Worth a Look / Listen: When China Rules the World (Book, Audio Lecture)

02 China, Worth A Look
Amazon Page

Reed Business Information: A convincing economic, political and cultural analysis of waning Western dominance and the rise of China and a new paradigm of modernity. Jacques (The Politics of Thatcherism) takes the pulse of the nation poised to become, by virtue of its scale and staggering rate of growth, the biggest market in the world. Jacques points to the decline of American hegemony and outlines specific elements of China’s rising global power and how these are likely to influence international relations in the future. He imagines a world where China’s distinct brand of modernity, rooted firmly in its ancient culture and traditions, will have a profound influence on attitudes toward work, family and even politics that will become a counterbalance to and eventually reverse the one-way flow of Westernization. He suggests that while China’s economic prosperity may not necessarily translate into democracy, China’s increased self-confidence is allowing it to project its political and cultural identity ever more widely as time goes on. As comprehensive as it is compelling, this brilliant book is crucial reading for anyone interested in understanding where the we are and where we are going.

40-Minute Audio of 18 Oct 2012

Tip of the Hat to Contributing Editor Berto Jongman.

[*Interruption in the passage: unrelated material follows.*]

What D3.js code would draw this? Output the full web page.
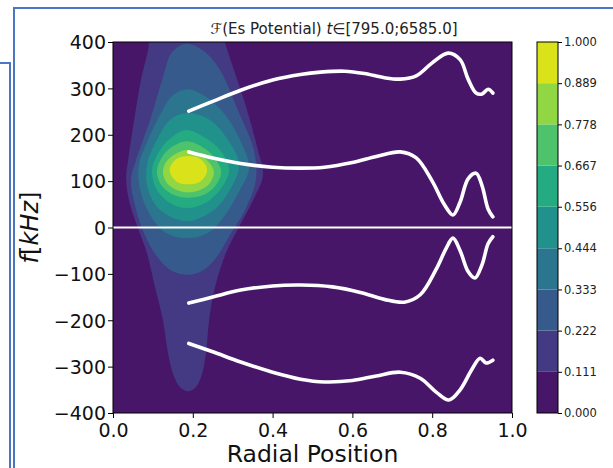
<!DOCTYPE html>
<html><head><meta charset="utf-8">
<script src="https://cdn.jsdelivr.net/npm/d3@7"></script>
<style>body{margin:0;background:#fff}svg{display:block}text{font-family:"DejaVu Sans",sans-serif}</style>
</head><body><svg id="c" width="613" height="468"></svg>
<script>
// ---- data ----
const levels = [0, 0.111, 0.222, 0.333, 0.444, 0.556, 0.667, 0.778, 0.889, 1.0];
const levelLabels = ["0.000","0.111","0.222","0.333","0.444","0.556","0.667","0.778","0.889","1.000"];
const xTicks = [0.0, 0.2, 0.4, 0.6, 0.8, 1.0];
const yTicks = [-400, -300, -200, -100, 0, 100, 200, 300, 400];
// contour outlines [radial, kHz] for thresholds levels[1]..levels[8]
const contour1 = [[.085,426],[.090,398],[.070,318],[.053,232],[.038,146],[.033,107],[.040,59],[.060,5],[.085,-55],[.105,-128],[.125,-199],[.138,-271],[.153,-322],[.170,-346],[.188,-353],[.206,-346],[.221,-322],[.233,-271],[.241,-199],[.256,-128],[.283,-55],[.318,5],[.351,59],[.376,113],[.363,167],[.336,253],[.303,340],[.281,398],[.273,426]];
const contour2 = [[.185,396],[.148,378],[.123,318],[.093,232],[.058,146],[.045,102],[.058,38],[.080,-16],[.113,-66],[.148,-94],[.185,-102],[.223,-94],[.258,-66],[.293,-16],[.331,38],[.358,102],[.353,167],[.313,253],[.268,340],[.231,378]];
const contour3 = [[.185,298],[.148,283],[.118,243],[.088,189],[.065,135],[.068,81],[.093,27],[.130,-10],[.185,-23],[.241,-10],[.281,27],[.318,81],[.341,128],[.318,189],[.281,243],[.231,283]];
const contour4 = [[.185,247],[.143,232],[.110,189],[.085,135],[.088,81],[.118,38],[.185,14],[.253,38],[.293,81],[.316,135],[.288,189],[.243,232]];
const contour5 = [[.185,210],[.148,195],[.118,167],[.098,124],[.110,81],[.143,53],[.185,42],[.231,53],[.268,81],[.291,124],[.268,167],[.228,195]];
const contour6 = [[.185,186],[.150,175],[.123,152],[.110,120],[.123,89],[.153,70],[.188,64],[.226,70],[.256,89],[.271,120],[.253,152],[.221,175]];
const contour7 = [[.188,167],[.155,158],[.133,141],[.125,120],[.135,96],[.160,81],[.188,76],[.218,81],[.243,96],[.253,120],[.240,141],[.216,158]];
const contour8 = [[.188,154],[.158,147],[.142,124],[.158,100],[.188,93],[.220,100],[.236,124],[.220,147]];
const contours = [contour1, contour2, contour3, contour4, contour5, contour6, contour7, contour8];
// white mode curves [radial, kHz]
const curveA = [[0.19,251],[0.25,272],[0.32,296],[0.40,318],[0.47,330],[0.52,335],[0.58,337],[0.63,332],[0.68,323],[0.72,320],[0.76,327],[0.80,355],[0.84,376],[0.87,362],[0.89,320],[0.91,290],[0.925,288],[0.94,298],[0.952,290]];
const curveB = [[0.19,163],[0.25,150],[0.32,138],[0.40,130],[0.47,128],[0.53,130],[0.60,140],[0.66,153],[0.72,163],[0.76,150],[0.80,100],[0.83,50],[0.852,27],[0.87,55],[0.89,105],[0.91,117],[0.925,90],[0.94,40],[0.952,23]];
const curveC = [[0.19,-163],[0.25,-150],[0.32,-135],[0.40,-126],[0.47,-124],[0.55,-128],[0.62,-140],[0.68,-155],[0.73,-161],[0.77,-145],[0.81,-90],[0.835,-45],[0.852,-23],[0.87,-50],[0.89,-95],[0.907,-109],[0.925,-80],[0.94,-35],[0.952,-20]];
const curveD = [[0.19,-250],[0.25,-268],[0.32,-290],[0.40,-312],[0.47,-327],[0.53,-333],[0.60,-330],[0.66,-320],[0.72,-312],[0.77,-325],[0.81,-355],[0.842,-372],[0.87,-350],[0.90,-305],[0.92,-282],[0.935,-292],[0.952,-286]];
const curves = [curveA, curveB, curveC, curveD];
const zeroLine = [[0,0],[1,0]];

// ---- layout ----
const svg = d3.select("#c");
const L = 113, R = 512, T = 42, B = 413;
const x = d3.scaleLinear().domain([0,1]).range([L,R]);
const y = d3.scaleLinear().domain([-400,400]).range([B,T]);
const col = i => d3.interpolateViridis((levels[i]+levels[i+1])/2);

// frame decorations (screenshot borders)
const deco = svg.append("g").attr("stroke","#4a76c4").attr("stroke-width",2).attr("fill","none");
deco.append("path").attr("d","M14,468 V8 H613");
deco.append("path").attr("d","M0,63 H10 V468");

svg.append("defs").append("clipPath").attr("id","pc").append("rect")
  .attr("x",L).attr("y",T).attr("width",R-L).attr("height",B-T);

const plot = svg.append("g").attr("clip-path","url(#pc)");
plot.append("rect").attr("x",L).attr("y",T).attr("width",R-L).attr("height",B-T).attr("fill",col(0));
const closedLine = d3.line().x(d=>x(d[0])).y(d=>y(d[1])).curve(d3.curveCatmullRomClosed.alpha(0.5));
contours.forEach((c,i)=>{
  plot.append("path").attr("d",closedLine(c)).attr("fill",col(i+1));
});
const openLine = d3.line().x(d=>x(d[0])).y(d=>y(d[1])).curve(d3.curveCatmullRom.alpha(0.5));
plot.append("path").attr("d",openLine(zeroLine)).attr("stroke","#fff").attr("stroke-width",2.2).attr("fill","none");
curves.forEach(c=>{
  plot.append("path").attr("d",openLine(c)).attr("stroke","#fff").attr("stroke-width",3.6)
    .attr("stroke-linecap","round").attr("fill","none");
});

// axes
const fmtMinus = v => (v<0? "\u2212"+Math.abs(v) : String(v));
const xa = svg.append("g").attr("transform",`translate(0,${B})`)
  .call(d3.axisBottom(x).tickValues(xTicks).tickFormat(d3.format(".1f")).tickSize(5).tickSizeOuter(0));
const ya = svg.append("g").attr("transform",`translate(${L},0)`)
  .call(d3.axisLeft(y).tickValues(yTicks).tickFormat(fmtMinus).tickSize(5).tickSizeOuter(0));
[xa,ya].forEach(a=>{
  a.select(".domain").remove();
  a.selectAll("line").attr("stroke","#000").attr("stroke-width",1);
  a.selectAll("text").attr("font-size",19).attr("fill","#111").attr("font-family","DejaVu Sans");
});
xa.selectAll("text").attr("dy","0.95em").attr("y",6);
ya.selectAll("text").attr("dy","0.36em").attr("x",-7);
svg.append("rect").attr("x",L).attr("y",T).attr("width",R-L).attr("height",B-T)
  .attr("fill","none").attr("stroke","#000").attr("stroke-width",1);

// labels
svg.append("text").attr("x",(L+R)/2).attr("y",462).attr("text-anchor","middle")
  .attr("font-size",23.5).attr("fill","#111").text("Radial Position");
const yl = svg.append("text").attr("transform",`translate(38,${(T+B)/2}) rotate(-90)`)
  .attr("text-anchor","middle").attr("font-size",24).attr("fill","#111");
yl.append("tspan").attr("font-style","italic").text("f");
yl.append("tspan").text("[");
yl.append("tspan").attr("font-style","italic").text("kHz");
yl.append("tspan").text("]");
const tt = svg.append("text").attr("x",334).attr("y",34).attr("text-anchor","middle")
  .attr("font-size",15).attr("fill","#222");
tt.append("tspan").text("\u2131(Es Potential) ");
tt.append("tspan").attr("font-style","italic").text("t");
tt.append("tspan").text("\u2208[795.0;6585.0]");

// colorbar
const CL = 537, CR = 558;
const cy = d3.scaleLinear().domain([0,1]).range([B,T]);
const cb = svg.append("g");
d3.range(levels.length-1).forEach(i=>{
  cb.append("rect").attr("x",CL).attr("width",CR-CL)
    .attr("y",cy(levels[i+1])).attr("height",cy(levels[i])-cy(levels[i+1])).attr("fill",col(i));
});
cb.append("rect").attr("x",CL).attr("y",T).attr("width",CR-CL).attr("height",B-T)
  .attr("fill","none").attr("stroke","#000").attr("stroke-width",1);
const ca = svg.append("g").attr("transform",`translate(${CR},0)`)
  .call(d3.axisRight(cy).tickValues(levels).tickFormat((d,i)=>levelLabels[i]).tickSize(4).tickSizeOuter(0));
ca.select(".domain").remove();
ca.selectAll("line").attr("stroke","#000");
ca.selectAll("text").attr("font-size",11.5).attr("fill","#222").attr("x",6).attr("font-family","DejaVu Sans");
</script></body></html>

Phi Beta Iota:  The book and the presentation both suffer from the halting British method, and from a lack of the larger context in which Brazil, India, Indonesia, and Russia at least, but also Iran, Nigeria, and Turkey, have their own growth and influence.  The two key points in favor of the book are its compelling indictment of the failure of the West to think holistically, and its equally compelling depiction of China as a political-economic-cultural entity that is coherent and also consistent at a scale beyond Western imagination — Chinese culture, in the author’s view, is more enabling of diversity.  “One Country, Many Systems” in which sovereignty might be extended to many countries (Taiwan first, Argentina later) without imposing communist or statist mores on the new provinces.  The author calls this a “civilization state.”  In contrast to the West, China does not export its values with violence, but focuses instead on soft power that invites others to embrace the values of the Middle Kingdom.  This is a more stable and hence more sustainable form of universalism.  China will shape the world economic order, not the world political order.  China will redefine trade by being the main trading partner for most others; China will redefine finance both in aid and in China’s alternative remittances and transfers bypassing the dollar and SWIFT system); and China will redefine culture, nurturing a world of cultures that are not force-fit toward the Western model.